César Vidal

Diga usted que sí, Doña Cristina

Confieso que hay ocasiones en que me veo sumido en el más profundo estupor. Estuvo a punto de sucederme hace unos días cuando una política afirmó que los piropos deberían ser ilegalizados. Con todo, el anonadamiento me ha venido al contemplar a Cristina Almeida afirmando que estaba totalmente de acuerdo con la veda del piropo porque a ella, como mujer, le gusta ir tranquila por la calle. Este tipo de afirmaciones sólo acierto a atribuirlas a dos posibles razones. La primera es que, efectivamente, se correspondan con la verdad y Doña Cristina esté harta de que, mientras circula por calles y avenidas, surjan mozos exaltados que alaben su piel suave y aterciopelada, jóvenes incontrolados que elogien su talle de avispa y mozalbetes que musiten frases encendidas a la vista de sus torneadas piernas. De acuerdo con esta primera hipótesis, resulta una maldición horrenda disfrutar de una apariencia física como la de doña Cristina dado que provoca irremediablemente y a cada instante requiebros en cadena. Yo me hago cargo. Claro que también existe una segunda posibilidad. Es la de aquellos – en este caso aquellas– que saben que determinadas sonrisas de la vida nunca les serán dirigidas, que los halagos les son negados y que las palabras hermosas nunca recalarán en ellos o, en esta ocasión, en ellas. Son los mentecatos que odian al inteligente; los ignorantes que aborrecen al sabio; los analfabetos que abominan al que lee; los mancha papeles que no soportan a los buenos escritores. Todos y cada uno prohibirían si en su mano estuviera el talento, la brillantez o la belleza. Debe reconocerse que algunas ideologías de carácter igualitario han avanzado no poco por esa senda más de una vez empapada de sangre inocente. Yo comprendo – aunque, en el fondo, me de mucha compasión– que esas mujeres a las que la Naturaleza les ha negado alguna manifestación mínima de hermosura se sientan como de parto al contemplar que otras más agraciadas despiertan las miradas y descorren los labios de los varones.

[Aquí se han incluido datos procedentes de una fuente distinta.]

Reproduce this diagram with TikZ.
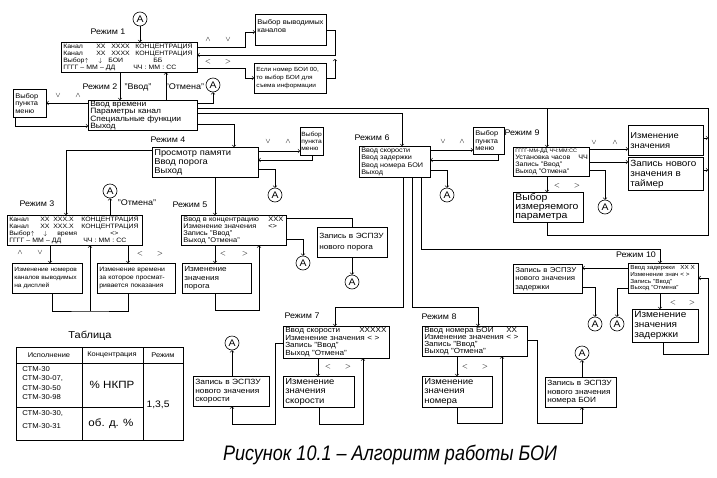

Incluso no me extrañaría que ese refrán tan tonto y tan falso que afirma que «la suerte de la fea la guapa la desea» fuera un invento suyo para intentar compensar lo que la realidad desmiente a cada instante. No se crea, desde luego, que ese es el caso de doña Cristina Almeida. A decir verdad, no hay nada más que verla para saber que no puede dar un paso sin que estén a punto de matarla a piropos.